Calculator
Example Data Table
| Band | Frequency | Directors | Velocity factor | Use case |
|---|---|---|---|---|
| 20 m | 14.15 MHz | 1 | 0.95 | Portable three element wire beam |
| 15 m | 21.20 MHz | 2 | 0.96 | Compact field layout |
| 10 m | 28.40 MHz | 3 | 0.97 | Higher gain temporary beam |
Formula Used
Wavelength: wavelength = speed of light / frequency.
Element length: length = wavelength × element factor × velocity factor × end effect factor.
Boom length: boom length = reflector spacing + director spacings.
Total wire: total wire = element wire + tail allowance + waste allowance.
Wind force: force = 0.5 × air density × drag coefficient × wire diameter × wire length × wind speed squared.
Sag tension: horizontal tension = wire weight per meter × span squared / eight times sag.
How to Use This Calculator
Enter the target frequency first. Select the unit that matches your value.
Choose the number of directors. More directors increase length and support needs.
Edit the element factors when your design uses special proportions.
Add wire diameter, density, wind speed, sag, and cost values.
Press calculate. Review the result above the form.
Download the CSV or PDF file for your build notes.
Wire Beam Antenna Construction Guide
Wire Beam Planning Overview
A wire beam antenna needs careful dimensions before work begins. Small length changes can move the resonant point. Spacing also changes gain, front to back ratio, and feed behavior. This calculator gives a practical construction estimate. It is not a substitute for field tuning. It helps builders cut wires with a clear starting point.
Element Length Decisions
The reflector is usually longer than the driven element. Directors are usually shorter. The calculator uses wavelength factors for each part. You can edit those factors for different designs. A velocity factor and an end effect factor are also included. These values help match real insulated or bare wire behavior. Longer tails can be added for knots, clamps, and final trimming.
Spacing And Support Layout
Element spacing controls the boom or rope layout. A wide spacing may improve bandwidth. A tight spacing may save space. The tool converts wavelength spacing into real distance. It also estimates turning radius. This helps when planning trees, poles, roof points, or temporary field masts. The construction category is useful because supports matter as much as radio values.
Loads And Materials
Wire antennas look light, yet wind can add real force. The calculator estimates wire mass, wind load, and simple sag tension. These are planning values only. Use proper hardware, safe clearances, and local rules. Never place any antenna near power lines. Add a safety factor when choosing rope, eye bolts, and anchor points.
Using The Results
Start with your target frequency. Pick a design with enough directors for your space. Review total wire length and boom length. Compare the turning radius with your available area. Export the results before buying materials. During installation, cut elements slightly long. Then tune the driven element with an analyzer. Adjust supports after the wire has settled.

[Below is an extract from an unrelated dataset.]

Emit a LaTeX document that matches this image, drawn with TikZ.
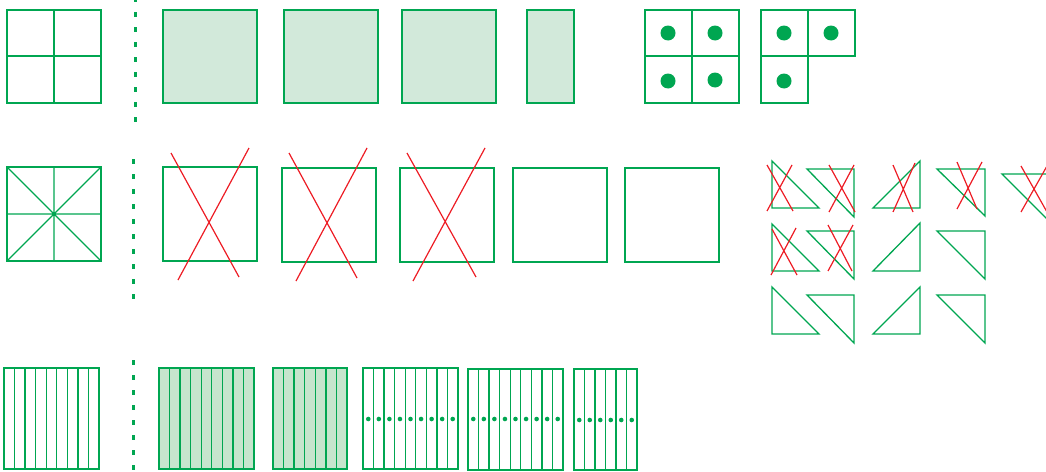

A Practical Check Before Building
Good records prevent repeated cutting. Keep the exported file with your chosen frequency, factors, and material prices. Measure wire after tension is applied. Mark each element center. Label reflector, driven element, and every director. Use weather resistant knots and strain relief. Recheck measurements after raising the antenna. Final trimming should be small, slow, and even. That approach keeps the layout safer, cleaner, and easier to repair.
FAQs
What is a wire beam antenna?
It is a directional antenna made with wire elements. It often uses a reflector, driven element, and one or more directors. The layout can be supported by rope, poles, trees, or a light boom.
Can this calculator replace antenna modeling software?
No. It gives practical starting dimensions and construction estimates. Modeling software can predict pattern, impedance, and ground effects in more detail. Final tuning is still recommended.
Why is the reflector longer?
A longer reflector sits behind the driven element. It helps push more energy forward. This improves directional behavior and front to back ratio.
Why are directors shorter?
Directors are usually shorter than the driven element. They help pull the main radiation pattern forward. More directors can add gain, but they also add space and support demands.
What does velocity factor mean?
Velocity factor adjusts the physical length of wire. Insulation, wire type, and nearby materials can change resonance. A lower value makes the calculated element shorter.
Should I cut the wire exactly to the result?
Cut slightly long first. Install the antenna, measure resonance, and trim slowly. This prevents overcutting and gives room for knots, clamps, and field adjustments.
Is the wind load result structural proof?
No. It is a simple planning estimate. Use rated hardware, local building guidance, safe clearances, and a good safety factor for real installations.
Can I use this for temporary field antennas?
Yes. It is useful for portable beams, event stations, and quick layouts. Check available space, turning radius, support height, and feed line routing before raising the antenna.